Available records —
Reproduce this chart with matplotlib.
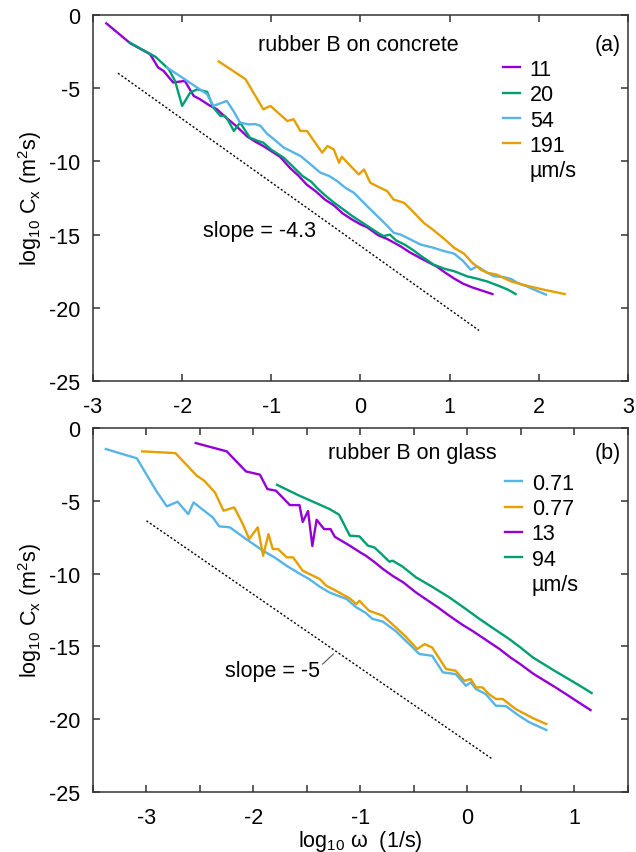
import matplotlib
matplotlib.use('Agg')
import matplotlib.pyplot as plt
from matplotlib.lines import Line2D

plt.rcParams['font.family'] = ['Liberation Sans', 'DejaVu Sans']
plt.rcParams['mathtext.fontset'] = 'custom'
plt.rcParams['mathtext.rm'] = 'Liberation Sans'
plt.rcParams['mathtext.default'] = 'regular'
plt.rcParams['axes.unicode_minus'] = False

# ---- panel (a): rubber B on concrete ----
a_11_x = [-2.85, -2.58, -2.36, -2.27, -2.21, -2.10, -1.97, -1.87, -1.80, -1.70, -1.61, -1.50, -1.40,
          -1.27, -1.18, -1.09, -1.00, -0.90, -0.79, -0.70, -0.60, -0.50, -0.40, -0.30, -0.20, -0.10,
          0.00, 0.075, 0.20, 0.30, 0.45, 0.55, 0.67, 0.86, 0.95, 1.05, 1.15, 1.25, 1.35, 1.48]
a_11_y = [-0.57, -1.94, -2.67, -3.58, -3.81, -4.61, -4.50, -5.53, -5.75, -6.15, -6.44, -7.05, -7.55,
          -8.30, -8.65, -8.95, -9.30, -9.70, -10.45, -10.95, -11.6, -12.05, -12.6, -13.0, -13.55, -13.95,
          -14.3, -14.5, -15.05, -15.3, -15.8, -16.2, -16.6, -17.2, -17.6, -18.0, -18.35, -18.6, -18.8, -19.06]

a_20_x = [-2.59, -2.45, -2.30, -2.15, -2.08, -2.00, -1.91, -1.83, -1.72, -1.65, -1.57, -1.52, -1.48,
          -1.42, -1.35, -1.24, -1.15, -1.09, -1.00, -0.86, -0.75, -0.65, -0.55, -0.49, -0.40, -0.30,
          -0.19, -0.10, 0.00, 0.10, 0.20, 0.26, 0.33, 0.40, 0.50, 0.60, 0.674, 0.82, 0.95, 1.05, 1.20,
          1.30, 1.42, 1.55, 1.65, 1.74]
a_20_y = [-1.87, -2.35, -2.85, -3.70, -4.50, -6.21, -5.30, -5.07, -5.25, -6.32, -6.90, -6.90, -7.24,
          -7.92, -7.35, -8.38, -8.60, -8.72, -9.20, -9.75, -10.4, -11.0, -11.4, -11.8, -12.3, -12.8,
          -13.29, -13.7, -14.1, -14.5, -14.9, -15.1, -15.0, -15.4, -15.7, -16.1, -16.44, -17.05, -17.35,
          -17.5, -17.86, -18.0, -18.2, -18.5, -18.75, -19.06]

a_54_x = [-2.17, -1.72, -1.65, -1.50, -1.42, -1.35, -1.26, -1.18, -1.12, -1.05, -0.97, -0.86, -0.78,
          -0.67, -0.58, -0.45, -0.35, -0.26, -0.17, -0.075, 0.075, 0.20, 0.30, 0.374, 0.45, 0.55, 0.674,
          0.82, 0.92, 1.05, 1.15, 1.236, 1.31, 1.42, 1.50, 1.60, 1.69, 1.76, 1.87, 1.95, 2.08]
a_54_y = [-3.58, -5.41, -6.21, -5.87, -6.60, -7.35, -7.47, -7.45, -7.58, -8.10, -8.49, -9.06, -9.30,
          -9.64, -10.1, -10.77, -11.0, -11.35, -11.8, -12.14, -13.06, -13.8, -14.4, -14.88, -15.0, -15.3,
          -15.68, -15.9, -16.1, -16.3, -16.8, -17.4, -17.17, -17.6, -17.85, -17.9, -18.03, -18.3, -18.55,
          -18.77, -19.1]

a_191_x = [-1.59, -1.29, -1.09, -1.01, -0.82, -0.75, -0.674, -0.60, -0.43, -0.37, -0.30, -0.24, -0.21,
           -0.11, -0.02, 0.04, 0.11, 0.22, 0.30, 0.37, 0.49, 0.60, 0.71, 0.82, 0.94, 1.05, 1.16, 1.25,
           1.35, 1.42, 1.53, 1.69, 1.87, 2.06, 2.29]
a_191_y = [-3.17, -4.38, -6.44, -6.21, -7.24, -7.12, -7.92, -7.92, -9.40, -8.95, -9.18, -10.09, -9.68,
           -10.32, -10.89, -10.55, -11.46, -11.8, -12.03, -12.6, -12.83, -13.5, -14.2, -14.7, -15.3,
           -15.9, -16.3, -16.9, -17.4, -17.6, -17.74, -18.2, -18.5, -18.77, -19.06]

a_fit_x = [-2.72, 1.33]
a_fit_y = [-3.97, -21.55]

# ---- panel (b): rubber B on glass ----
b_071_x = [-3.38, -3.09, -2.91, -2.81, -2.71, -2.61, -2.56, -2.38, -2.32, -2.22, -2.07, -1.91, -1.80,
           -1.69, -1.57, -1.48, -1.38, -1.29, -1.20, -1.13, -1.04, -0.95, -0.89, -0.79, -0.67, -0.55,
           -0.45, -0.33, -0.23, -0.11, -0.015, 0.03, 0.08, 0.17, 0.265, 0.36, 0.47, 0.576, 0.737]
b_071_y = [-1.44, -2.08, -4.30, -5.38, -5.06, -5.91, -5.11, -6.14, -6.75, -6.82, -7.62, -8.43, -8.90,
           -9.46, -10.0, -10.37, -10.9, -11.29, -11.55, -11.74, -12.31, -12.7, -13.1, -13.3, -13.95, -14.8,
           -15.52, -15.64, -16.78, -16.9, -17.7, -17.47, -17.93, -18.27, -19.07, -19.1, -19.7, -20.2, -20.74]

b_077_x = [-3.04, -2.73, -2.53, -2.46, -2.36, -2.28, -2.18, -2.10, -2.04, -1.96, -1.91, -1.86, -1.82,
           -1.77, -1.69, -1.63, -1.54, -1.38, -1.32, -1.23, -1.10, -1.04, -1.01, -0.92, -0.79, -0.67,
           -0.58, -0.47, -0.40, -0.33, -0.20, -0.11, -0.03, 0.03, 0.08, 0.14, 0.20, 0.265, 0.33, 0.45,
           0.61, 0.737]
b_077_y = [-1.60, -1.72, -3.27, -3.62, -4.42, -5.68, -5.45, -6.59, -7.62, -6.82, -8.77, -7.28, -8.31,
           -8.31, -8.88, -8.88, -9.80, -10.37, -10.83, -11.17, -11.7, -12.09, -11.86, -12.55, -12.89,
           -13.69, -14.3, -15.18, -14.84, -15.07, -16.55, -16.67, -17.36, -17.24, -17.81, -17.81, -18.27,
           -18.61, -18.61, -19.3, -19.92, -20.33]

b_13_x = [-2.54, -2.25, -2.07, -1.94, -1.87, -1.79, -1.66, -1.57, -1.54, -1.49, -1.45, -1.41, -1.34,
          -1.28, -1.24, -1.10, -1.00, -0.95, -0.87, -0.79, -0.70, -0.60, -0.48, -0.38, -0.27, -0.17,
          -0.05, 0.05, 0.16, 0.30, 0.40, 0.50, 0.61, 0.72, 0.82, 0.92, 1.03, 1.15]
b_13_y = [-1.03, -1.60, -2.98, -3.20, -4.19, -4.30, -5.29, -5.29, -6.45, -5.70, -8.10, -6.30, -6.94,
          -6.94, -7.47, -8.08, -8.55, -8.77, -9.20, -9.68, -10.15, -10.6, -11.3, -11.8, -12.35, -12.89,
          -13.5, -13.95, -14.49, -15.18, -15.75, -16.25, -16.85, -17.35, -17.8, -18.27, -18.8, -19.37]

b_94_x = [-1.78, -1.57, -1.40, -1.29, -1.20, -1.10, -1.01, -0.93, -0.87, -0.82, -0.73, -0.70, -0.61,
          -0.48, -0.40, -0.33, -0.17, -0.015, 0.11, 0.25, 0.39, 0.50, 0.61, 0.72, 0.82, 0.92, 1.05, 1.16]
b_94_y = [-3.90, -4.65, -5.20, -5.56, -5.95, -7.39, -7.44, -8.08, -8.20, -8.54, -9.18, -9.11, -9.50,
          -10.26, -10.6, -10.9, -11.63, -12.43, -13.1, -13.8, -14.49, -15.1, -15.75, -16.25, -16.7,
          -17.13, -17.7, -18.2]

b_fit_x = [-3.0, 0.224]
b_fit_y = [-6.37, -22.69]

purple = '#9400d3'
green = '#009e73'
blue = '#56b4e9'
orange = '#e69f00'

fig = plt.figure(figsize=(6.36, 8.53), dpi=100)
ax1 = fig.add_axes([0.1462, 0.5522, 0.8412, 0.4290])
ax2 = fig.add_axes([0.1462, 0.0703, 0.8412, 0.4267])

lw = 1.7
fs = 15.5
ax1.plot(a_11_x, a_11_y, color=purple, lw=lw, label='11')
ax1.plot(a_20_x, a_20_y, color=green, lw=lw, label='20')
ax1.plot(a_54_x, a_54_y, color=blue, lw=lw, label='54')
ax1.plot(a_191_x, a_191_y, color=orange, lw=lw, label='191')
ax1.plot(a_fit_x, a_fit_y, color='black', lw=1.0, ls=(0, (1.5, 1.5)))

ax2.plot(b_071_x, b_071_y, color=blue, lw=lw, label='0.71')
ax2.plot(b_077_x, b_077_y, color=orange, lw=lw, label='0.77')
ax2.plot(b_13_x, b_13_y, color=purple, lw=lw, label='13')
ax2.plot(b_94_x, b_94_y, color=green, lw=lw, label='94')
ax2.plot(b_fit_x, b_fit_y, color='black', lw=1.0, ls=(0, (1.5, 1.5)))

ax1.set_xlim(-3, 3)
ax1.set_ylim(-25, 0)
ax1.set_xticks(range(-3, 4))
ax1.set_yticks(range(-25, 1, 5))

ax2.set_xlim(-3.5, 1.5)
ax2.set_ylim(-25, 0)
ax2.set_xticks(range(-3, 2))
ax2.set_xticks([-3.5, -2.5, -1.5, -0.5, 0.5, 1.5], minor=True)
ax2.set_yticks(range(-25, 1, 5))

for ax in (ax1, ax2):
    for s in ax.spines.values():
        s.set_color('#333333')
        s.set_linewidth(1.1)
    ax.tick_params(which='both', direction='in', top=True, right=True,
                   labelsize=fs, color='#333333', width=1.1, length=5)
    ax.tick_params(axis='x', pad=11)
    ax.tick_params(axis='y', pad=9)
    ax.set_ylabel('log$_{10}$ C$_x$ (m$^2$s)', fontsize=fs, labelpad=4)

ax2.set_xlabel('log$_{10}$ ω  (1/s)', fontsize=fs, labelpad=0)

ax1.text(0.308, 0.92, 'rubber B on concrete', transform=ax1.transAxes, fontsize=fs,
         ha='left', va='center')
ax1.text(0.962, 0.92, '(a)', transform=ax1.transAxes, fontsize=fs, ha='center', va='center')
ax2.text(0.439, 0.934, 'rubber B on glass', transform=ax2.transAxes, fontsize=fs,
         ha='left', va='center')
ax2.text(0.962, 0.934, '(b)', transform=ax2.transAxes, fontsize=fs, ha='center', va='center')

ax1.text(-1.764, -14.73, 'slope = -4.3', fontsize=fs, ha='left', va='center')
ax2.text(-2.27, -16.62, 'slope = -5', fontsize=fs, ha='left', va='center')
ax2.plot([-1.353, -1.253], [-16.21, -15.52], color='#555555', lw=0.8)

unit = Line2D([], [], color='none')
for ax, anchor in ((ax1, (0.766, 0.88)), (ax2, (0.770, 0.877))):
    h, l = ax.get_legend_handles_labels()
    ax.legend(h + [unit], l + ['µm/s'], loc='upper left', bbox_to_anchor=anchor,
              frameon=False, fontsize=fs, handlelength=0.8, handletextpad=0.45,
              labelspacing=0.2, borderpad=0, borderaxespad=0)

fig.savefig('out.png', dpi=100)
---
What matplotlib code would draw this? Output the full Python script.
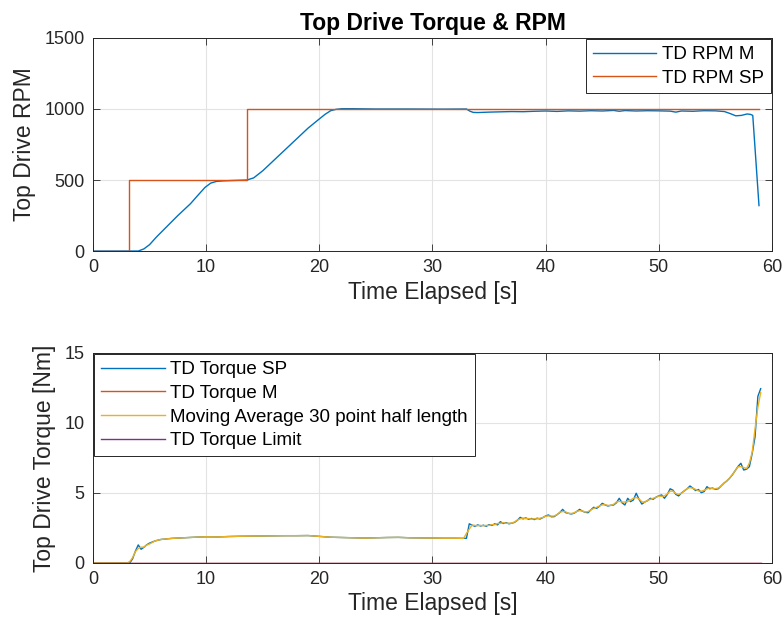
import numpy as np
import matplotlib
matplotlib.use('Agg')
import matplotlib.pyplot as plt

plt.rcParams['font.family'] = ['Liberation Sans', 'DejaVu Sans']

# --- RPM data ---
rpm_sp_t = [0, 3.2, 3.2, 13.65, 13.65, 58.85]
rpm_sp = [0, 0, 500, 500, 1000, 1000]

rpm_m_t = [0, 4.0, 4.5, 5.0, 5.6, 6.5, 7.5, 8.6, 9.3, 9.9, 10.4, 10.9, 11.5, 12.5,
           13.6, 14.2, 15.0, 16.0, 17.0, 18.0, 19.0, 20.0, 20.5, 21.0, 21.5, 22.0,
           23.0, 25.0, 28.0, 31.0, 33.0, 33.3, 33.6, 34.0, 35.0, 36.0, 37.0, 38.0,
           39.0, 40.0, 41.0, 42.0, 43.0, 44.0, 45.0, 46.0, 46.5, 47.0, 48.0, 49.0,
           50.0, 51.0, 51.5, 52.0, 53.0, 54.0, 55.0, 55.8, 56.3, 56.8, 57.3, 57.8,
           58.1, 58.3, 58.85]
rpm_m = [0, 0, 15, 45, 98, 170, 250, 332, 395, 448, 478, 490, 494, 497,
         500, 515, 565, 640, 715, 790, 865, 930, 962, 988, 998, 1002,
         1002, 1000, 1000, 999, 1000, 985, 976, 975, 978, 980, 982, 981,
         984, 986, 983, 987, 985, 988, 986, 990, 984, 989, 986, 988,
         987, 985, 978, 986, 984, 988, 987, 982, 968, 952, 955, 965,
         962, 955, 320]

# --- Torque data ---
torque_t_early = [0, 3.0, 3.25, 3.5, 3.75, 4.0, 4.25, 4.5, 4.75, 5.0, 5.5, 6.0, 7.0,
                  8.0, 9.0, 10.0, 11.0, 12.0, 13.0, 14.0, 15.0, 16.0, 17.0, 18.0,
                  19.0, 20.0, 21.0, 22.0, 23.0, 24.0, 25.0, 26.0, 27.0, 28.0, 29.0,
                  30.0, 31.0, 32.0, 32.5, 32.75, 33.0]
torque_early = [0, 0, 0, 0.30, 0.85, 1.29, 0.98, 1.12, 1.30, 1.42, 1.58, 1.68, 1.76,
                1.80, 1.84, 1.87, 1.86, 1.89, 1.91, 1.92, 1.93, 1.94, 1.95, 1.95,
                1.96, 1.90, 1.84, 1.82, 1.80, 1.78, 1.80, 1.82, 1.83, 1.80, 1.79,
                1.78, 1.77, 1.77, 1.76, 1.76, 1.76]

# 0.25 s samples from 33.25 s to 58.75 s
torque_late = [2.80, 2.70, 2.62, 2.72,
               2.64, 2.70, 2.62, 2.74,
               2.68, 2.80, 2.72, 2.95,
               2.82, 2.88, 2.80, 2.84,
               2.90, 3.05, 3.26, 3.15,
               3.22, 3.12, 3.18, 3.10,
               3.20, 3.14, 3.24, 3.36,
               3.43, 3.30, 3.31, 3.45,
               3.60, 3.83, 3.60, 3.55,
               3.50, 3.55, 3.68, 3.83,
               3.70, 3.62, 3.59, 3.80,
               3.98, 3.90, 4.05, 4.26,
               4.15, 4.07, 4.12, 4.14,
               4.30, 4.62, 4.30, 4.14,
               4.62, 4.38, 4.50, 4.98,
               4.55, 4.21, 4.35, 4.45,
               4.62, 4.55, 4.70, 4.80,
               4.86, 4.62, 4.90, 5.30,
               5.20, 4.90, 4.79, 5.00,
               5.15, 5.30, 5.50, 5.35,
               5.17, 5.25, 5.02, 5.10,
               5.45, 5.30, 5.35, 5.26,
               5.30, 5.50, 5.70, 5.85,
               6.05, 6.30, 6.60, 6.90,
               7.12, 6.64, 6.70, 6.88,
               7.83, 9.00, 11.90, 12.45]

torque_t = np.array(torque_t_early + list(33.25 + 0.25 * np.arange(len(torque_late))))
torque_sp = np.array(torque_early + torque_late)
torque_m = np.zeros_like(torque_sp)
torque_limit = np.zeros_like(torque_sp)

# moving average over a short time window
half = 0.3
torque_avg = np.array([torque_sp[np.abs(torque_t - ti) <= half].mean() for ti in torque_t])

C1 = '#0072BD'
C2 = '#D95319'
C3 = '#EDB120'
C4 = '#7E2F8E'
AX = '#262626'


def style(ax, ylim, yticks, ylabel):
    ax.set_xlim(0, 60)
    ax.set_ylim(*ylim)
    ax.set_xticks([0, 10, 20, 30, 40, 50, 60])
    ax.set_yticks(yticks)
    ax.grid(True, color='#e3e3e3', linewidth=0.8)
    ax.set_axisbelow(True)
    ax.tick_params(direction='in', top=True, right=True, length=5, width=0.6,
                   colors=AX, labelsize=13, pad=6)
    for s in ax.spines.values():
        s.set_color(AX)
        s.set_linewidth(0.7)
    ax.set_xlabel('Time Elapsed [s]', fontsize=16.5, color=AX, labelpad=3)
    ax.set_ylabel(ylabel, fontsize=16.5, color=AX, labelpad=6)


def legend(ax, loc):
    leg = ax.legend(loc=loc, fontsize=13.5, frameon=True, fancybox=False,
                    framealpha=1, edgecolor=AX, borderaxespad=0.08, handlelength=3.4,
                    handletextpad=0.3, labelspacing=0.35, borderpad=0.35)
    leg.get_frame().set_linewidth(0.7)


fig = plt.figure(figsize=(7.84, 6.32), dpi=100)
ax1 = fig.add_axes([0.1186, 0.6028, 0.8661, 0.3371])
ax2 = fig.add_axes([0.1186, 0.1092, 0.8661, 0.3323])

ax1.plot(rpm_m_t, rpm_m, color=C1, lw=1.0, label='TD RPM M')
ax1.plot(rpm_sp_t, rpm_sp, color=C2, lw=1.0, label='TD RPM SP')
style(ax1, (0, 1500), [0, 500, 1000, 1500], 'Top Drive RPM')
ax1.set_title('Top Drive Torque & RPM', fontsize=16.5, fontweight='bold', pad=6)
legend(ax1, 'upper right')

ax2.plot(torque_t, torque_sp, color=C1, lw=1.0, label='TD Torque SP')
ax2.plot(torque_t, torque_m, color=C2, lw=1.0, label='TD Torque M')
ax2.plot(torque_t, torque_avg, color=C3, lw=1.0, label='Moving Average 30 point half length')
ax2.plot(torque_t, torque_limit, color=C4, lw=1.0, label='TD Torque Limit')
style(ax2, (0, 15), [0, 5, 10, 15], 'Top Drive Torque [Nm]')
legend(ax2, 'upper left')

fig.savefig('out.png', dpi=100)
==
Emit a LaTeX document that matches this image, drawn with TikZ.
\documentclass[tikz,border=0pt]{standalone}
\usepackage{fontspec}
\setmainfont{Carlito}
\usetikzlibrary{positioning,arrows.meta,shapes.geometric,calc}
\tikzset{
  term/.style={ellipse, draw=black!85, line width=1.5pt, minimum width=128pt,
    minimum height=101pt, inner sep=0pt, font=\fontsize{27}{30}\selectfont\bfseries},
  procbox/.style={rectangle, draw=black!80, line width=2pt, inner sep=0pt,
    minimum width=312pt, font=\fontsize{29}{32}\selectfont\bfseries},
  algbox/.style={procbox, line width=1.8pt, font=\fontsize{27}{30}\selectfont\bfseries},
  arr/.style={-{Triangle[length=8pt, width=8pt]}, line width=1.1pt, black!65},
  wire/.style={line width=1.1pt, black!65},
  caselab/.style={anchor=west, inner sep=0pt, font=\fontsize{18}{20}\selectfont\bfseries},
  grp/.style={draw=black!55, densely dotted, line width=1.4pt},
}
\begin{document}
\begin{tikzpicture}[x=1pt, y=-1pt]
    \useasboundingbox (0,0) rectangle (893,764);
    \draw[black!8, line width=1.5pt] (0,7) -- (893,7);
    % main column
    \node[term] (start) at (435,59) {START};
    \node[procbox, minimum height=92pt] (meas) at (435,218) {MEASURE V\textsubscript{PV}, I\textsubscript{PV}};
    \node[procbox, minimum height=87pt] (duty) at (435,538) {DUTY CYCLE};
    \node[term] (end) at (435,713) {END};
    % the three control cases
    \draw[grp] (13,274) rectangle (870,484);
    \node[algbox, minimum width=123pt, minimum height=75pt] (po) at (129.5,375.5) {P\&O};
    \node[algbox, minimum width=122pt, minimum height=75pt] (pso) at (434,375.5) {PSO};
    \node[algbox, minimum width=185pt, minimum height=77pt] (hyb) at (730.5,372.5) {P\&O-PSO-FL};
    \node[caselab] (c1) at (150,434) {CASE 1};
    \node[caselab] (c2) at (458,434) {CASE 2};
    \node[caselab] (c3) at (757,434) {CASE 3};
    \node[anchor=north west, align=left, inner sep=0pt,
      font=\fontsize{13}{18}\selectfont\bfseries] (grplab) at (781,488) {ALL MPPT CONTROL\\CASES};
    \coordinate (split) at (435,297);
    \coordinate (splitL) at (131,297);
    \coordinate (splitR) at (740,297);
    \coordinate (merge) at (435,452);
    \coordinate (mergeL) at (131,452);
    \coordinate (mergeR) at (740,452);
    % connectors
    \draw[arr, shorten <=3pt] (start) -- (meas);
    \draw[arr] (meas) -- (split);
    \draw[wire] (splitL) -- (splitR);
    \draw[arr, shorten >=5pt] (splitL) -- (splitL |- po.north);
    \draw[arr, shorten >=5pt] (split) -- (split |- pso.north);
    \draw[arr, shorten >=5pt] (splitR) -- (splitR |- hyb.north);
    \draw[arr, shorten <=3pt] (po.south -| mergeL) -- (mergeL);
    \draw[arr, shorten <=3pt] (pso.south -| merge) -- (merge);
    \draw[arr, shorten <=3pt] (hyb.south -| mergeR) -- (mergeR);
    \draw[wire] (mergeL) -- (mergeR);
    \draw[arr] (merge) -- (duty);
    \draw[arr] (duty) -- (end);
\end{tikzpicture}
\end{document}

What to work on — From the listing above, repeat only the lines between the line containing "Reproduce this chart with matplotlib." and the line containing "plt.rcParams['axes.unicode_minus'] = False", those two included. Pictures are not part of the copy.

Answer to the task —
Reproduce this chart with matplotlib.
import matplotlib
matplotlib.use('Agg')
import matplotlib.pyplot as plt
from matplotlib.lines import Line2D

plt.rcParams['font.family'] = ['Liberation Sans', 'DejaVu Sans']
plt.rcParams['mathtext.fontset'] = 'custom'
plt.rcParams['mathtext.rm'] = 'Liberation Sans'
plt.rcParams['mathtext.default'] = 'regular'
plt.rcParams['axes.unicode_minus'] = False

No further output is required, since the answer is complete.